IMPRESSIONIST AND MODERN DAY SALES

  • Christie’s Imp-mod day sale totaled $36.35 million, ahead of its $27.18 million result last year. It was led by Salvador Dalí‘s painting Décor pour Roméo et Juliette (1942), which was estimated $800,000 to $1.2 million and sold for $1.11 million.
  • Sotheby’s Imp-mod day sale realized $53.3 million, up from its $44.7 million total last November. The top lot was Vincent van Gogh‘s 1883 painting Paysan brûlant de mauvaises herbes, selling for $3.14 million, smashing through its $600,000 to $800,000 estimate.
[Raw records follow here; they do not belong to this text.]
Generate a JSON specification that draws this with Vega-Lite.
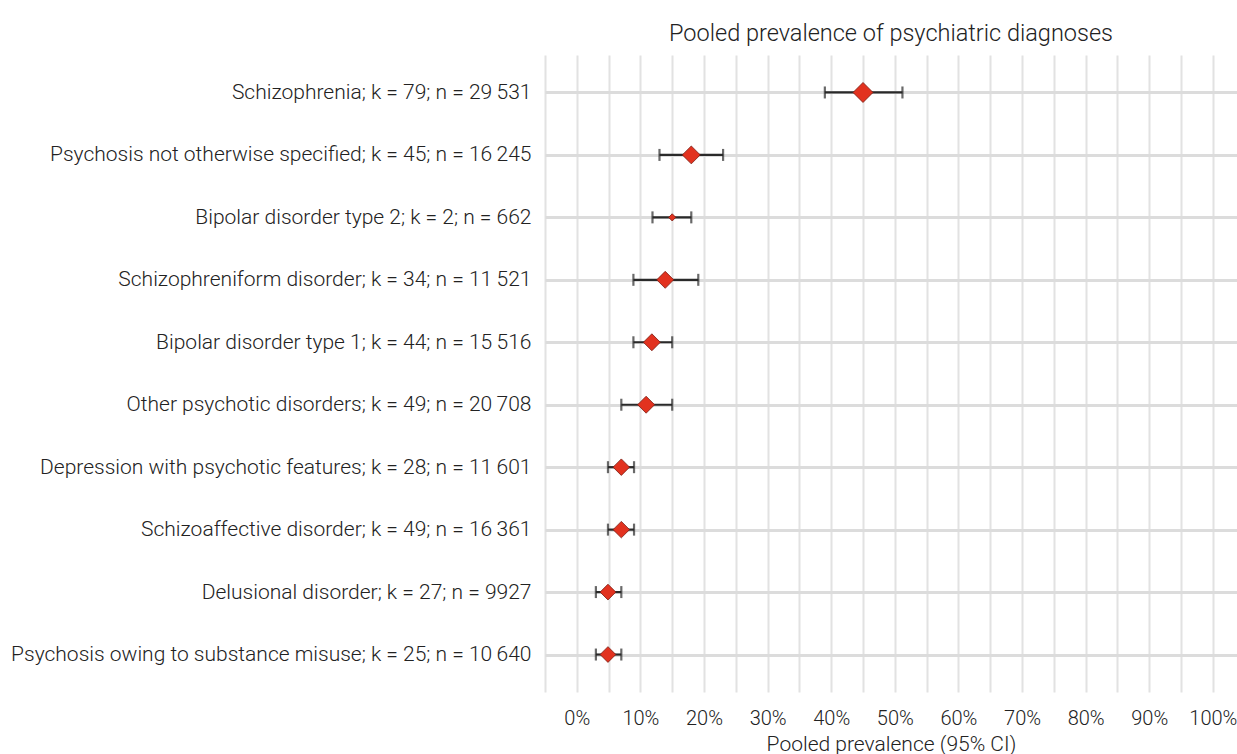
{
  "$schema": "https://vega.github.io/schema/vega-lite/v6.json",
  "width": 692,
  "height": 637,
  "autosize": "none",
  "padding": {"left": 545, "top": 55, "right": 0, "bottom": 62},
  "background": "white",
  "config": {
    "view": {"stroke": null},
    "font": "Roboto",
    "axis": {"labelFont": "Roboto", "titleFont": "Roboto", "labelFontWeight": 300, "titleFontWeight": 300, "labelColor": "#222", "titleColor": "#222"}
  },
  "title": {"text": "Pooled prevalence of psychiatric diagnoses", "fontSize": 23.5, "fontWeight": 300, "font": "Roboto", "color": "#222", "anchor": "middle", "offset": 10},
  "data": {"values": [
    {"label": "Schizophrenia; k = 79; n = 29\u2009531", "est": 45.0, "lo": 39.0, "hi": 51.2, "weight": 1.0},
    {"label": "Psychosis not otherwise specified; k = 45; n = 16\u2009245", "est": 18.0, "lo": 13.0, "hi": 23.0, "weight": 0.8},
    {"label": "Bipolar disorder type 2; k = 2; n = 662", "est": 15.0, "lo": 11.9, "hi": 18.0, "weight": 0.13},
    {"label": "Schizophreniform disorder; k = 34; n = 11\u2009521", "est": 13.9, "lo": 8.9, "hi": 19.1, "weight": 0.72},
    {"label": "Bipolar disorder type 1; k = 44; n = 15\u2009516", "est": 11.8, "lo": 8.9, "hi": 15.0, "weight": 0.72},
    {"label": "Other psychotic disorders; k = 49; n = 20\u2009708", "est": 10.9, "lo": 7.0, "hi": 15.0, "weight": 0.72},
    {"label": "Depression with psychotic features; k = 28; n = 11\u2009601", "est": 7.0, "lo": 4.9, "hi": 9.0, "weight": 0.68},
    {"label": "Schizoaffective disorder; k = 49; n = 16\u2009361", "est": 7.0, "lo": 4.9, "hi": 9.0, "weight": 0.68},
    {"label": "Delusional disorder; k = 27; n = 9927", "est": 4.9, "lo": 3.0, "hi": 7.0, "weight": 0.62},
    {"label": "Psychosis owing to substance misuse; k = 25; n = 10\u2009640", "est": 4.9, "lo": 3.0, "hi": 7.0, "weight": 0.62}
  ]},
  "encoding": {
    "y": {
      "field": "label", "type": "nominal", "sort": null,
      "scale": {"type": "point", "padding": 0.6},
      "axis": {"title": null, "ticks": false, "domain": false, "labelFontSize": 21, "labelPadding": 14, "labelLimit": 600,
               "grid": true, "gridColor": "#dcdcdc", "gridWidth": 3}
    }
  },
  "layer": [
    {
      "mark": {"type": "rule", "color": "#2a2a2a", "strokeWidth": 2.2},
      "encoding": {
        "x": {"field": "lo", "type": "quantitative",
              "scale": {"domain": [-5, 103.8], "nice": false, "zero": false},
              "axis": {"title": "Pooled prevalence (95% CI)", "titleFontSize": 21, "titlePadding": 5,
                       "values": [-5, 0, 5, 10, 15, 20, 25, 30, 35, 40, 45, 50, 55, 60, 65, 70, 75, 80, 85, 90, 95, 100],
                       "labelExpr": "datum.value >= 0 && datum.value % 10 == 0 ? datum.value + '%' : ''",
                       "labelFontSize": 20, "labelPadding": 16, "ticks": false, "domain": false,
                       "grid": true, "gridColor": "#e2e2e2", "gridWidth": 2}},
        "x2": {"field": "hi"}
      }
    },
    {
      "mark": {"type": "tick", "orient": "vertical", "color": "#2a2a2a", "thickness": 2.2, "size": 12},
      "encoding": {"x": {"field": "lo", "type": "quantitative",
              "axis": {"title": "Pooled prevalence (95% CI)", "titleFontSize": 21, "titlePadding": 5,
                       "values": [-5, 0, 5, 10, 15, 20, 25, 30, 35, 40, 45, 50, 55, 60, 65, 70, 75, 80, 85, 90, 95, 100],
                       "labelExpr": "datum.value >= 0 && datum.value % 10 == 0 ? datum.value + '%' : ''",
                       "labelFontSize": 20, "labelPadding": 16, "ticks": false, "domain": false,
                       "grid": true, "gridColor": "#e2e2e2", "gridWidth": 2}}}
    },
    {
      "mark": {"type": "tick", "orient": "vertical", "color": "#2a2a2a", "thickness": 2.2, "size": 12},
      "encoding": {"x": {"field": "hi", "type": "quantitative",
              "axis": {"title": "Pooled prevalence (95% CI)", "titleFontSize": 21, "titlePadding": 5,
                       "values": [-5, 0, 5, 10, 15, 20, 25, 30, 35, 40, 45, 50, 55, 60, 65, 70, 75, 80, 85, 90, 95, 100],
                       "labelExpr": "datum.value >= 0 && datum.value % 10 == 0 ? datum.value + '%' : ''",
                       "labelFontSize": 20, "labelPadding": 16, "ticks": false, "domain": false,
                       "grid": true, "gridColor": "#e2e2e2", "gridWidth": 2}}}
    },
    {
      "mark": {"type": "point", "shape": "diamond", "filled": true, "fill": "#e2321f", "stroke": "#7a1c12", "strokeWidth": 0.8, "opacity": 1},
      "encoding": {
        "x": {"field": "est", "type": "quantitative",
              "axis": {"title": "Pooled prevalence (95% CI)", "titleFontSize": 21, "titlePadding": 5,
                       "values": [-5, 0, 5, 10, 15, 20, 25, 30, 35, 40, 45, 50, 55, 60, 65, 70, 75, 80, 85, 90, 95, 100],
                       "labelExpr": "datum.value >= 0 && datum.value % 10 == 0 ? datum.value + '%' : ''",
                       "labelFontSize": 20, "labelPadding": 16, "ticks": false, "domain": false,
                       "grid": true, "gridColor": "#e2e2e2", "gridWidth": 2}},
        "size": {"field": "weight", "type": "quantitative", "scale": {"domain": [0, 1], "range": [0, 400]}, "legend": null}
      }
    }
  ]
}
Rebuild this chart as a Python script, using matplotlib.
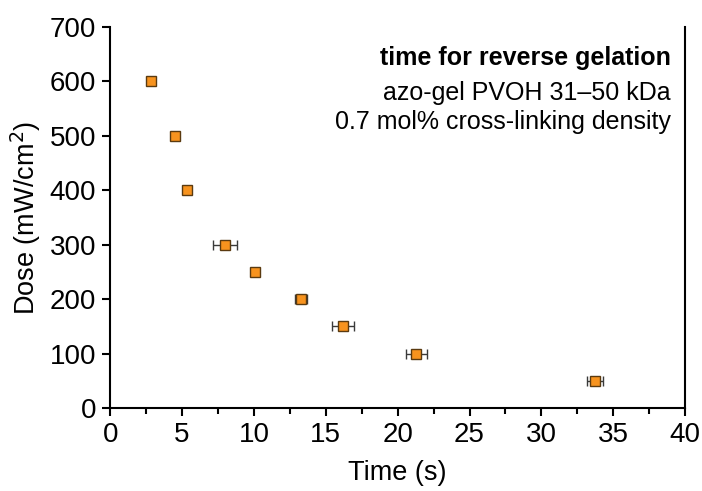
import matplotlib

matplotlib.use("Agg")
import matplotlib.pyplot as plt
from matplotlib.ticker import MultipleLocator

plt.rcParams["font.family"] = ["Liberation Sans", "DejaVu Sans"]

time_s = [2.85, 4.5, 5.35, 8.0, 10.1, 13.3, 16.2, 21.3, 33.7]
time_err = [0.1, 0.25, 0.25, 0.85, 0.1, 0.42, 0.74, 0.72, 0.56]
dose = [600, 500, 400, 300, 250, 200, 150, 100, 50]

fig = plt.figure(figsize=(7.02, 4.91), dpi=100)
ax = fig.add_axes([0.157, 0.169, 0.819, 0.776])

ax.errorbar(time_s, dose, xerr=time_err, fmt="none", ecolor="#3a3a3a",
            elinewidth=1.0, capsize=3.5, capthick=1.0, zorder=2)
ax.plot(time_s, dose, "s", ms=7, mfc="#f7931e", mec="#5a3a10", mew=1.0, zorder=3)

ax.set_xlim(0, 40)
ax.set_ylim(0, 700)
ax.xaxis.set_major_locator(MultipleLocator(5))
ax.xaxis.set_minor_locator(MultipleLocator(2.5))
ax.yaxis.set_major_locator(MultipleLocator(100))

ax.spines["top"].set_visible(False)
for s in ["left", "bottom", "right"]:
    ax.spines[s].set_linewidth(1.5)
ax.tick_params(axis="both", which="major", direction="out", length=6, width=1.5,
               pad=4, labelsize=20, colors="black")
ax.tick_params(axis="x", which="minor", direction="out", length=4, width=1.5)

ax.set_xlabel("Time (s)", fontsize=19.5, labelpad=9)
ax.set_ylabel("Dose (mW/cm$^2$)", fontsize=19.5, labelpad=5)

ax.text(0.975, 0.918, "time for reverse gelation", transform=ax.transAxes,
        ha="right", va="center", fontsize=18, fontweight="bold")
ax.text(0.975, 0.828, "azo-gel PVOH 31\u201350 kDa", transform=ax.transAxes,
        ha="right", va="center", fontsize=18)
ax.text(0.975, 0.751, "0.7 mol% cross-linking density", transform=ax.transAxes,
        ha="right", va="center", fontsize=18)

fig.savefig("out.png", dpi=100)
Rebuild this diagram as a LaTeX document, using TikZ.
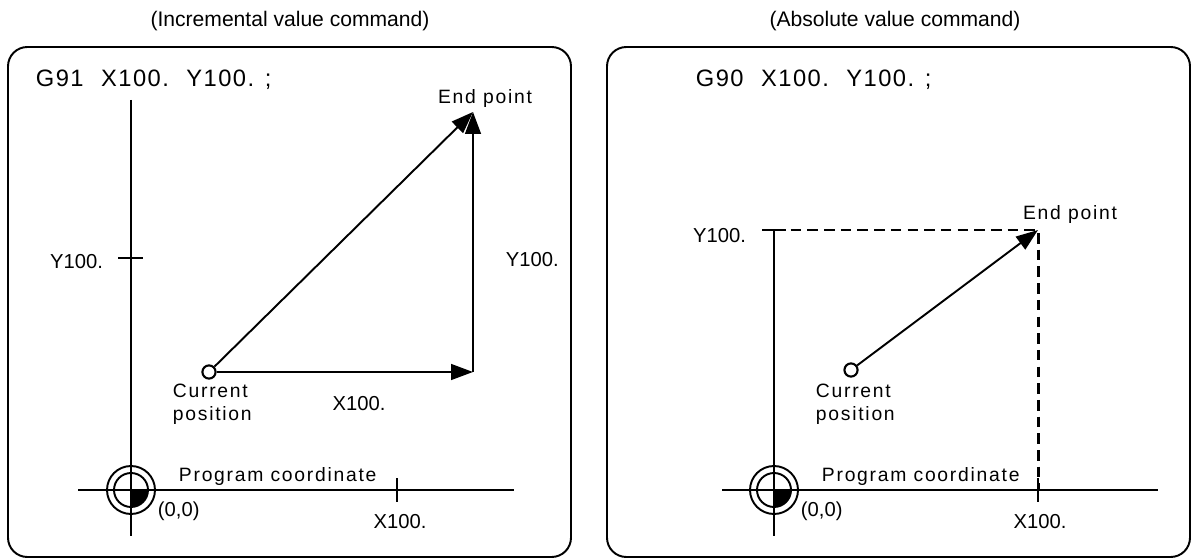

20TH-CENTURY AND CONTEMPORARY DAY SALES

Phillips

  • Phillips achieved higher results in both its evening and day sale performances this year. At its 20th-century and contemporary art day sale, the auction house racked up $40.22 million, as compared to $34.68 million in November 2018. The sale set new records for 10 artists, including Jaume Plensa, whose stainless steel sculptures Twins I and II from 2009 (est. $600,000 to $800,000) sold for $1.13 million, Larry Poons, for the bright yellow painting Jessica’s Hartford (1965) that sold for $1.15 million, and Dorothea Rockburne, for Oxymoron (1987-88), an oil on linen piece that went for $93,750.
  • Other artists records: Maria Lassnig, Jeff Sonhouse, Ann Craven, Noah Davis, Louise Fishman, Sascha Braunig, and Elizabeth Murray.
  • A number of works sold well above their estimates, including Loie Hollowell‘s 2015 painting Giving Head (est. $40,000 to $60,000), that went for $106,250, and KAWS‘s painted bronze COMPANION (PASSING THROUGH), 2011, estimated $300,000 to $400,000 and selling for $836,000.
  • The top-performing lot was Josef Albers‘s Homage to the Square: Silent Gray (1955), soaring past its $400,000 to $600,000 estimate with a $1.31 million sale. 
  • Lots that failed to sell included Robert Motherwell‘s Open No. 116: La France Open (executed 1969/1983/circa 1985), estimated $1 million to $1.5 million, and Anish Kapoor‘s aluminum work Untitled (1997), which carried a $300,000 to $400,000 estimate.

Christie’s

  • Christie’s tallied a total of $117.1 million at its contemporary day sales in the morning and afternoon, a figure that surpasses last year’s $92.97 million sum. This number also represents the highest ever contemporary day sale total.
  • The auction house set records for several women artists with the sale of Ruth Asawa‘s Untitled (S.387, Hanging Three Separate Layers of Three-Lobed Forms), ca. 1955, for $4 million, Julie Curtiss‘s 2018 painting Pas de Trois for $423,000, Carrie Mae Weems‘s Kitchen Table Series (executed 1990/printed 2003) for $237,500, and Mary Corse‘s Untitled (DNA Series), 2016, for $435,000.
  • Works by George Condo, Frank Stella, Andy Warhol, and Joan Mitchell all achieved over the $3 million mark.
  • Other top lots were Helen Frankenthaler‘s (Bach’s) Sacred Theater (1973), which sold beyond its estimate for $2.53 million, Jean Dubuffet‘s gouache on paper L’Aberrateur (1963) for $2 million, and Andy Warhol‘s Flowers (1965) for $2.41 million.
  • Lots that did not sell include pieces by Isamu Noguchi, Alexander Calder, Simone Leigh, Takashi Murakami, and Tauba Auerbach.

Sotheby’s

  • Sales were flying past their estimates at Sotheby’s on Friday: Joan Mitchell‘s Saint Martin La Garenne IX (1987), estimated $1 million to $1.5 million, sold for $2.9 million; Sam Gilliam‘s With Crimson (1970), estimated $600,000 to $800,000, went for $1 million; January 2 (1992) by Alex Katz sold for $1 million over its high estimate of $700,000; Michael Armitage‘s The Conservationists (2015) made a mockery of its $50,000 to $70,000 estimate when it sold for $1.52 million.
  • Wayne Thiebaud‘s 1976 painting Ripley Street Ridge sold for $3.32 million, well above its high estimate of $2 million.
  • Two sculptures by Ruth Asawa also passed their estimates: Untitled (S.256, Hanging tied-wire, double-sided, open-center, six-branched form based on nature), ca. 1965, which had carried a $200,000 to $300,000 estimate, sold for $884,000. And Untitled (S.422, hanging single-lobed, three layers of spheres), estimated $150,000 to $200,000, sold for $1.22 million.